Consider the 2013 study “No Day In Court,” by The Bronx Defenders, a legal services provider, of fifty concluded misdemeanor marijuana possession cases (a B misdemeanor with a 60-day speedy trial limit) where defendants were determined to eschew plea deals and to win their cases outright at either an evidentiary suppression hearing or trial.

None made it that far. None had a completed suppression hearing (the four cases that were actually sent out for hearings either imploded and were dismissed or were pleaded out to non-criminal charges), and none had an actual trial. Sixty-four percent were dismissed in some form and 30 percent pleaded down to a non-criminal violation, but only after an average time from arraignment to conclusion of 240 days, including on average five court appearances.

As the report put it about one of the defendants, he “had spent many days in court, but he had not had his day in court.”

The reasons for this complete breakdown in ‘speedy trial’ requirements are many, including (1) a lack of available judges, court officers and courtrooms; (2) a haphazard discovery process that frustrates timely plea deal negotiations; and (3) a speedy trial statute unique to New York that allows the parties to game the system.

The first place to start is an examination of judicial resources, both in absolute terms and as allocated amongst the boroughs.

Even though the mayor is authorized by state statute to appoint 107 Criminal Court judges (and has mostly made all of these appointments), there are only 73 judges currently hearing Criminal Court cases: 46 of these are mayorally appointed Criminal Court judges, and the remaining 27 are Civil Court judges (some elected and some mayorally appointed) assigned to Criminal Court. The other approximately 60 mayorally appointed Criminal Court judges have been designated Acting Supreme Court judges to sit in Supreme Court hearing felony cases.

The distribution of these 74 judges sitting in Criminal Court also merits a closer look. Even though in 2014 Manhattan had only 16 percent more misdemeanor cases not disposed of at arraignment than Queens (39,648 versus 34,134) Manhattan has 61 percent more judges sitting in Criminal Court (21 versus 13).

There are other factors to consider, to be sure, in determining the right allocation of judges between the five boroughs, but the net result of this imbalance is undeniably problematic: Manhattan has several full-time trial parts to try misdemeanor cases, and Queens has one, and it is part-time; Manhattan had 217 actual trials, and Queens had 53.

Every Criminal Court participant has identified a lack of judicial resources as the single biggest obstacle to meeting speedy trial standards, and bringing the number of Criminal Court judges sitting in that court up to the statutorily allotted (and actually appointed) 107 would have an enormous impact. Additionally, the allocation of these judges needs to be examined.

Pretrial discovery and motion practice are other sources of frustration, both for defense counsel and prosecutors.
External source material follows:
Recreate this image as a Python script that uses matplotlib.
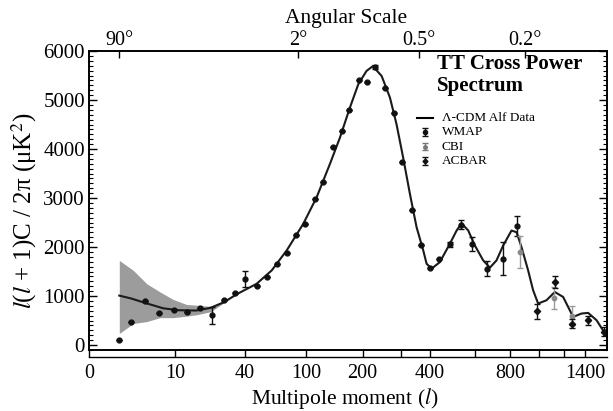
import numpy as np
import matplotlib
matplotlib.use("Agg")
import matplotlib.pyplot as plt
from matplotlib.scale import FuncScale

plt.rcParams['font.family'] = ['Liberation Serif', 'DejaVu Serif']
plt.rcParams['mathtext.fontset'] = 'stix'

# ---------------- data ----------------
theory_l = [2, 3, 4.8, 7.5, 11, 16, 21.5, 28, 35, 48.6, 61.5, 76.6, 96.4, 115, 136,
            153.8, 173, 190.5, 209, 224, 246.4, 269, 288, 308, 329.7, 352, 375.5,
            387.7, 406.5, 439, 481, 511, 534, 566, 599, 643, 680, 718, 758, 810,
            843, 876, 922, 958, 995, 1059, 1126, 1196, 1284, 1362, 1426, 1510, 1610]
theory_D = [1010, 950, 850, 750, 711, 705, 760, 880, 1040, 1250, 1524, 1931, 2473,
            3014, 3693, 4234, 4845, 5321, 5593, 5690, 5491, 5050, 4506, 3828, 3083,
            2405, 1931, 1660, 1559, 1693, 2067, 2337, 2486, 2337, 2033, 1728, 1580,
            1728, 2033, 2337, 2303, 2000, 1524, 1118, 847, 915, 1083, 982, 575, 644,
            657, 508, 203]

band_l = [2, 3.2, 4.8, 6.9, 9.6, 13, 16.3, 21.5, 28]
band_hi = [1728, 1524, 1250, 1083, 930, 830, 813, 790, 890]
band_lo = [237, 441, 480, 560, 560, 590, 620, 680, 870]

wmap_l = [2, 3, 4.6, 6.7, 9.8, 13.2, 17.4, 22.3, 27.8, 33.8, 40.4, 48.7, 56.9, 66.8,
          77.3, 87.3, 98.7, 112.5, 125, 141, 157, 172, 191, 209, 229, 255, 280, 306,
          335, 368, 400, 436, 481, 530, 587, 663, 755, 843]
wmap_D = [110, 480, 890, 645, 710, 677, 752, 610, 930, 1063, 1348, 1213, 1388, 1646,
          1884, 2256, 2473, 2975, 3335, 4045, 4370, 4790, 5406, 5366, 5677, 5238,
          4742, 3726, 2758, 2050, 1580, 1762, 2053, 2459, 2067, 1560, 1762, 2430]
wmap_err = [0, 0, 0, 0, 0, 0, 0, 170, 0, 0, 160, 0, 0, 0, 0, 0, 0, 0, 0, 0, 0, 0,
            0, 0, 40, 0, 0, 0, 0, 0, 0, 0, 60, 100, 140, 150, 340, 200]

cbi_l = [865, 1120, 1270]
cbi_D = [1900, 960, 600]
cbi_err = [330, 220, 200]

acbar_l = [983, 1126, 1270, 1426, 1586]
acbar_D = [690, 1290, 440, 510, 270]
acbar_err = [150, 120, 100, 90, 90]

xtick_vals = [10, 40, 100, 200, 400, 800, 1400]
xtick_labels = ['10', '40', '100', '200', '400', '800', '1400']
xminor_vals = [300, 600, 1000, 1200]
angle_vals = [90, 2, 0.5, 0.2]
angle_labels = ['90°', '2°', '0.5°', '0.2°']
legend_labels = ['Λ-CDM Alf Data', 'WMAP', 'CBI', 'ACBAR']

# ---------------- figure ----------------
fig = plt.figure(figsize=(6.13, 4.11), dpi=100)
L, R, T, B = 89, 607, 51, 350
W, H = 613, 411
ax = fig.add_axes([L / W, 1 - B / H, (R - L) / W, (B - T) / H])


def fwd(x):
    return np.power(np.clip(x, 0, None), 0.25)


def inv(u):
    return np.power(np.clip(u, 0, None), 4)


def axfx(px):
    return (px - L) / (R - L)


def axfy(py):
    return (B - py) / (B - T)


ax.set_xscale(FuncScale(ax.xaxis, (fwd, inv)))
xlo, xhi = 0.57, 1620
ax.set_xlim(xlo, xhi)
ax.set_ylim(-100, 6000)

ax.fill_between(band_l, band_lo, band_hi, color='#9c9c9c', lw=0, zorder=1)
ax.plot(theory_l, theory_D, color='#1a1a1a', lw=1.5, zorder=3)

ax.errorbar(wmap_l, wmap_D, yerr=wmap_err, fmt='o', ms=3.5, color='#111111',
            ecolor='#111111', elinewidth=1.0, capsize=2.5, zorder=4)
ax.errorbar(cbi_l, cbi_D, yerr=cbi_err, fmt='o', ms=3.2, color='#8a8a8a',
            ecolor='#9a9a9a', elinewidth=1.0, capsize=2.5, zorder=4)
ax.errorbar(acbar_l, acbar_D, yerr=acbar_err, fmt='D', ms=3.2, color='#111111',
            ecolor='#111111', elinewidth=1.0, capsize=2.5, zorder=5)

# ticks
ax.set_xticks([xlo] + xtick_vals)
ax.set_xticklabels(['0'] + xtick_labels)
ax.set_xticks(xminor_vals, minor=True)
ax.set_yticks(np.arange(0, 6001, 1000))
ax.set_yticks(np.arange(-100, 6001, 100), minor=True)
ax.tick_params(axis='x', which='both', direction='out', length=5, width=1,
               labelsize=14.5, pad=5, top=False)
ax.tick_params(axis='y', which='major', direction='in', length=6, width=1,
               labelsize=15, pad=3, right=True)
ax.tick_params(axis='y', which='minor', direction='in', length=3, width=0.8,
               right=True)
for s in ax.spines.values():
    s.set_linewidth(1.2)
# double bottom rule
ax.plot([0, 1], [-7 / 300, -7 / 300], transform=ax.transAxes, color='k', lw=1.0,
        clip_on=False)

ax.set_xlabel(r'Multipole moment ($\mathit{l}$)', fontsize=15.5)
ax.xaxis.set_label_coords(axfx(345), axfy(386))
ax.set_ylabel(r'$\mathit{l}$($\mathit{l}$ + 1)C / 2π (μK$^2$)', fontsize=18)
ax.yaxis.set_label_coords(axfx(39), axfy(211))

# top angular-scale axis
ax2 = ax.twiny()
ax2.set_xscale(FuncScale(ax2.xaxis, (fwd, inv)))
ax2.set_xlim(xlo, xhi)
ax2.set_xticks([180.0 / a for a in angle_vals])
ax2.set_xticklabels(angle_labels)
ax2.xaxis.set_minor_locator(matplotlib.ticker.NullLocator())
ax2.tick_params(axis='x', direction='in', length=5, width=1, labelsize=14.5, pad=1)
ax2.set_xlabel('Angular Scale', fontsize=15.5)
ax2.xaxis.set_label_coords(axfx(346), axfy(23))
for s in ax2.spines.values():
    s.set_linewidth(1.2)

# title text
ax.text(axfx(437), axfy(75), 'TT Cross Power\nSpectrum', transform=ax.transAxes,
        fontsize=15, fontweight='bold', ha='left', va='center', linespacing=1.15)

# legend (manual)
rows = [117.5, 132, 146.5, 161]
ax.plot([axfx(417), axfx(433)], [axfy(rows[0])] * 2, transform=ax.transAxes,
        color='k', lw=1.5, clip_on=False)
ax.errorbar([axfx(425)], [axfy(rows[1])], yerr=[0.013], fmt='o', ms=3, color='#111111',
            capsize=2, elinewidth=1, transform=ax.transAxes)
ax.errorbar([axfx(425)], [axfy(rows[2])], yerr=[0.013], fmt='o', ms=2.5, color='#777777',
            capsize=2, elinewidth=1, transform=ax.transAxes)
ax.errorbar([axfx(425)], [axfy(rows[3])], yerr=[0.013], fmt='D', ms=2.5, color='#111111',
            capsize=2, elinewidth=1, transform=ax.transAxes)
for r, lab in zip(rows, legend_labels):
    ax.text(axfx(442), axfy(r), lab, transform=ax.transAxes, fontsize=9.5,
            ha='left', va='center')

fig.savefig('out.png', dpi=100)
The issues with New York’s highly restrictive criminal practice discovery statute have been exhaustively canvassed elsewhere, including in the 2015 report of the New York State Bar Association Task Force on Criminal Discovery, which summarized our approach as “far outside the mainstream” nationwide and “trial by ambush.” Despite numerous efforts over the years, the last meaningful change to our discovery law was three and a half decades ago.
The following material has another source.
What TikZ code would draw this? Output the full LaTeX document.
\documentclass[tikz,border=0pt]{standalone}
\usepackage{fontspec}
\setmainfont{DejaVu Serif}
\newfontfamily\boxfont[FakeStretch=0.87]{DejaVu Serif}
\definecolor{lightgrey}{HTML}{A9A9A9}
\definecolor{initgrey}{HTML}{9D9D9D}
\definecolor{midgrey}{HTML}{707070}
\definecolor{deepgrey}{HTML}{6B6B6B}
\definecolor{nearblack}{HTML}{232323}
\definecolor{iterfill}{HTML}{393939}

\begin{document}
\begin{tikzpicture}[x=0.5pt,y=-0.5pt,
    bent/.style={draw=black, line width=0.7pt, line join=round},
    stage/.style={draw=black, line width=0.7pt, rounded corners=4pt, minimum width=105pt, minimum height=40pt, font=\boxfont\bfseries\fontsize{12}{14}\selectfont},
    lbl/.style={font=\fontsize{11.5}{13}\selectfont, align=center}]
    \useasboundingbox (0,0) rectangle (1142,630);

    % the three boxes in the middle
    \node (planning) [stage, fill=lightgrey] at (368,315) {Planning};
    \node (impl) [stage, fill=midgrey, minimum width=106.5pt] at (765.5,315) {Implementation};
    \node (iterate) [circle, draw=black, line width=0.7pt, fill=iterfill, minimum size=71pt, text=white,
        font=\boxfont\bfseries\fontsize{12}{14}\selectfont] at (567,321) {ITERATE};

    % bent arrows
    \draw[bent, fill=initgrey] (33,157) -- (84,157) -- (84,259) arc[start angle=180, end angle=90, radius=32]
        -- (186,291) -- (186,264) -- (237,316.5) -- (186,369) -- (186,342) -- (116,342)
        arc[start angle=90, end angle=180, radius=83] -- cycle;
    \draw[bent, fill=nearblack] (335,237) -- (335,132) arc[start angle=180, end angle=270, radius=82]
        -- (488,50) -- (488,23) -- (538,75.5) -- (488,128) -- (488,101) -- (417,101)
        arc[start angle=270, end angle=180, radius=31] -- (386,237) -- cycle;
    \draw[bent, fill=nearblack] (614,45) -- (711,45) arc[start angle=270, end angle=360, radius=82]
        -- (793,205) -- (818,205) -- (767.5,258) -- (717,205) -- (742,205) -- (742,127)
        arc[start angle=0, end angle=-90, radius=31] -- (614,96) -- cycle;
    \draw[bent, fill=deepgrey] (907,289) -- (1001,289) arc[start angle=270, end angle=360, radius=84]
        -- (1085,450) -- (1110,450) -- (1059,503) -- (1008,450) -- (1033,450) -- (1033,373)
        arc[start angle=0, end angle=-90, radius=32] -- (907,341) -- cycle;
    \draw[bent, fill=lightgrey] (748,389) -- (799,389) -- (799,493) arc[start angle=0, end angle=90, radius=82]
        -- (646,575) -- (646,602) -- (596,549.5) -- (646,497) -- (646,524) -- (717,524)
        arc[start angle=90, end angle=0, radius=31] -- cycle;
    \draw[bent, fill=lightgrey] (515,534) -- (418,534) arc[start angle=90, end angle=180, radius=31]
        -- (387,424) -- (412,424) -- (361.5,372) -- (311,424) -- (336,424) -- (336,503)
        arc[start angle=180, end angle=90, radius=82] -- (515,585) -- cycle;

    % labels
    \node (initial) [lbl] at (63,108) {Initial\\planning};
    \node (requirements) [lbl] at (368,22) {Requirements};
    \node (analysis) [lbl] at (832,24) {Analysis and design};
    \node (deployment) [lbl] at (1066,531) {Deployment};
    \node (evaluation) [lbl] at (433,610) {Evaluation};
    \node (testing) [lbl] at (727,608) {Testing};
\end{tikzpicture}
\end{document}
But there is reason for hope. Several district attorney offices have experimented with procedures, both formal and informal, for breaking the discovery logjam, in some jurisdictions adopting an “open file discovery” policy that allows discoverable information to flow freely to defense counsel on a rolling basis, and in others exchanging open disclosure for waiving written motion practice and hearings. Some jurisdictions have dispensed with the time-consuming formality of requiring written motions to request evidentiary hearings.
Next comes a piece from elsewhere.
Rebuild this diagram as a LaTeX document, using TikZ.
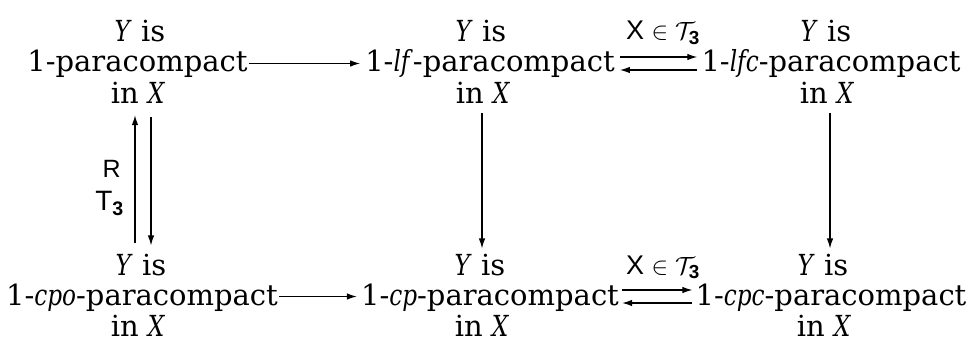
\documentclass[tikz,border=0pt]{standalone}
\usepackage{amsmath}
\usepackage{fontspec}
\setmainfont{DejaVu Serif}[ItalicFeatures={FakeStretch=0.8}]
\setsansfont{Liberation Sans}
\usetikzlibrary{arrows.meta}
\begin{document}
\begin{tikzpicture}[x=1pt,y=-1pt,
  txt/.style={inner sep=0pt, anchor=base, font=\fontsize{29}{31}\selectfont},
  mid/.style={txt, text height=23pt, text depth=6pt},
  lab/.style={inner sep=0pt, anchor=base, font=\fontsize{27}{30}\selectfont\sffamily},
  arr/.style={-{Latex[length=10pt,width=6.5pt]}, line width=1.2pt}]
\useasboundingbox (0,0) rectangle (979,342);
% top row
\node[txt] (At) at (140,42) {\textit{Y} is};
\node[mid] (A)  at (137.5,72) {1-paracompact};
\node[txt] (Ab) at (138,103) {in \textit{X}};
\node[txt] (Bt) at (481,42) {\textit{Y} is};
\node[mid] (B)  at (490,72) {1-\textit{lf}-paracompact};
\node[txt] (Bb) at (483,103) {in \textit{X}};
\node[txt] (Ct) at (826,42) {\textit{Y} is};
\node[mid] (C)  at (831,72) {1-\textit{lfc}-paracompact};
\node[txt] (Cb) at (827,103) {in \textit{X}};
% bottom row
\node[txt] (Dt) at (141,275) {\textit{Y} is};
\node[mid] (D)  at (142,305) {1-\textit{cpo}-paracompact};
\node[txt] (Db) at (138,336) {in \textit{X}};
\node[txt] (Et) at (480,275) {\textit{Y} is};
\node[mid] (E)  at (490,305) {1-\textit{cp}-paracompact};
\node[txt] (Eb) at (482,336) {in \textit{X}};
\node[txt] (Ft) at (823,275) {\textit{Y} is};
\node[mid] (F)  at (831,305) {1-\textit{cpc}-paracompact};
\node[txt] (Fb) at (824,336) {in \textit{X}};
% labels
\node[lab] (L1) at (663,40) {X $\in \mathcal{T}_{\text{\sffamily\bfseries 3}}$};
\node[lab] (L2) at (663,274) {X $\in \mathcal{T}_{\text{\sffamily\bfseries 3}}$};
\node[lab, anchor=base east, font=\fontsize{25}{28}\selectfont\sffamily] (LR) at (121,177) {R};
\node[lab, anchor=base east, font=\fontsize{28}{30}\selectfont\sffamily] (LT) at (124,210) {T$_{\text{\sffamily\bfseries 3}}$};
% horizontal arrows
\draw[arr] ([xshift=1pt]A.east) -- ([xshift=-5pt]B.west);
\draw[arr] ([xshift=1pt]D.east) -- ([xshift=-4pt]E.west);
\draw[arr] ([xshift=5pt,yshift=6.5pt]B.east) -- ([xshift=-4pt,yshift=6.5pt]C.west);
\draw[arr] ([xshift=-4pt,yshift=-6.5pt]C.west) -- ([xshift=5pt,yshift=-6.5pt]B.east);
\draw[arr] ([xshift=3pt,yshift=6.5pt]E.east) -- ([xshift=-3pt,yshift=6.5pt]F.west);
\draw[arr] ([xshift=-3pt,yshift=-6.5pt]F.west) -- ([xshift=3pt,yshift=-6.5pt]E.east);
% vertical arrows
\coordinate (u1) at ([xshift=-3pt,yshift=-12pt]Ab.south);
\coordinate (d1) at ([yshift=10pt]Dt.north);
\draw[arr] (d1 -| u1) -- (u1);
\coordinate (u2) at ([xshift=13pt,yshift=-14pt]Ab.south);
\coordinate (d2) at ([yshift=8pt]Dt.north);
\draw[arr] (u2) -- (d2 -| u2);
\coordinate (u3) at ([xshift=-1pt,yshift=-10pt]Bb.south);
\coordinate (d3) at ([yshift=5pt]Et.north);
\draw[arr] (u3) -- (d3 -| u3);
\coordinate (u4) at ([xshift=3pt,yshift=-10pt]Cb.south);
\coordinate (d4) at ([yshift=5pt]Ft.north);
\draw[arr] (u4) -- (d4 -| u4);
\end{tikzpicture}
\end{document}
It is essential that the five district attorneys examine each other’s results and settle on some uniform system of “best practices,” based on the two fundamental questions identified in a 2006 report of the New York County Lawyers’ Association, “Discovery In New York Criminal Courts”­—timing (when will discovery be exchanged), and form (must discovery await a written request).

Finally, and also exhaustively examined elsewhere, New York’s ‘ready rule’ version of the ‘speedy trial’ requirement has to be tightened to avoid some of its more absurd applications. A declaration of readiness to proceed to trial despite any real ability to do so—sometimes announced at arraignment, sometimes submitted in writing mere days after declaring being unready in open court so as to “stop the clock” during long adjournments­—allows avenues for gamesmanship that obscure the underlying judicial resources crisis and, frankly, do our justice system no credit. Judges already have the authority to probe these readiness declarations to at least weed out the more questionable ones. The judiciary should consider administrative rules and training that guide judges toward fulfilling this responsibility, similar to former Chief Judge Jonathan Lippman’s approach in 2015 to improve the proper application of the state’s existing bail statute.

The city Criminal Court’s speedy trial problems are not unresolvable. Recent collaborations among the mayor, the City Council, the police department, the courts, prosecutors and legal services providers have paved the way for improvements to our summons court (a separate part of Criminal Court where most quality-of-life offenses are heard), bail system, and the speedy trial crisis affecting the city’s longest pending Supreme Court felony cases (the “Justice Reboot” initiative targets felony cases pending longer than a year where the defendant is detained on Rikers Island). Our Criminal Court is likewise deserving of our attention, and likewise capable of being reformed.